By Karima Rhanem Morocco TIMES 10/18/2005 | 10:05 am GMT
Thousands of African illegal migrants live in a shanty town overlooked by the Algerian security services near the city of Maghnia, west Algeria, where they illicitly prepare to cross the Morocco-Algerian borders, said on Sunday the French speaking magazine Jeune Afrique / L'intelligent.
The illegal migrants gather in the town before entering the Moroccan territory and attempting to set foot in Sebta and Melilla, the Spanish enclaves in north Morocco.
The Algerian authorities tolerate the migrants' gathering because they know that the Africans “have no intention to re-start their lives” in Algeria, noted the magazine.
“It goes without saying that the strained relations between the two neighbour countries do not encourage Algeria to overdo it,” it added.
The weekly said the would-be migrants return to Maghnia after three, five, or ten failing attempts to cross into Spain. They stay in the city to recuperate their strength and gather some money, before engaging into the same experience again.

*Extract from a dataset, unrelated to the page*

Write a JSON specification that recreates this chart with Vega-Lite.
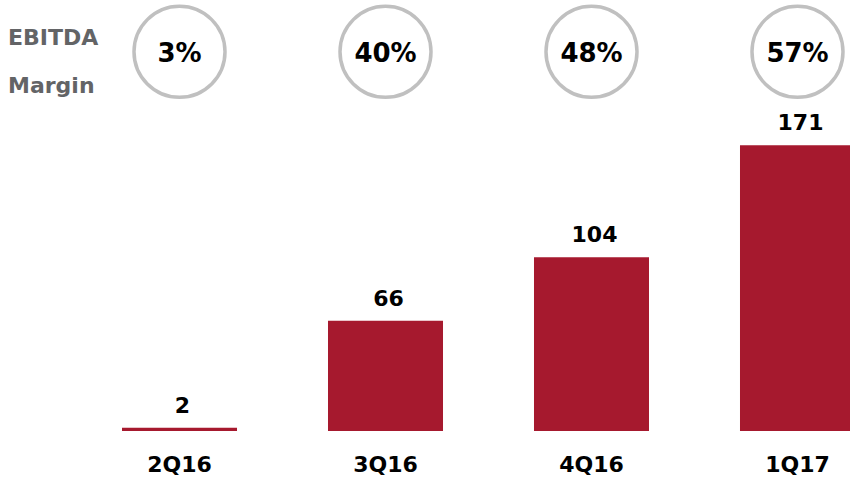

To earn money and meet their own needs in the Algerian city, the migrants “work as daily workers in the region's farms and orchards, for 500 dinars (5 ¤) a day,” added Jeune Afrique / L'intelligent .
“Overwhelmed, sometimes caught by panic in front of the necessity to face desperate migrants, who don't hesitate to defend themselves with stones, knives, and even their teeth, Moroccan and Spanish security services” were obliged to react against the waves of illegal migrants, said the weekly.
“Today, Morocco is in an unbearable position. The European Union, which until now did not see the problem as a priority, barricades itself behind militarized frontiers.”
In 2002, Spain had started using “an integrated system of exterior vigilance made up of 25 detection stations, 12 mobile radars and a dozen patrols” to curb the continuous flow of the Saharans.
“But nothing, or very little, was done by the EU to help Morocco bring down the presence, on its soil, of tens of thousands of Sub-Saharan illegal migrants” aiming to transit in the direction of Spain, said the weekly.
A 40 million ¤ emergency aid has been blocked for six years in Brussels, the magazine noted, deploring Europe's tendency to “externalise” the crisis and throw too much responsibility on Morocco.
Six years ago, the EU announced that it would grant Morocco 40 million euros to help it fight illegal immigration; an amount that Morocco never received.
“Alone, Morocco, which already has its own troubles to tackle, can do nothing to face the phenomenon”, noted the magazine.
Morocco has called on both Europe and Algeria to assume their share of the responsibility to combat the problem of illegal migration.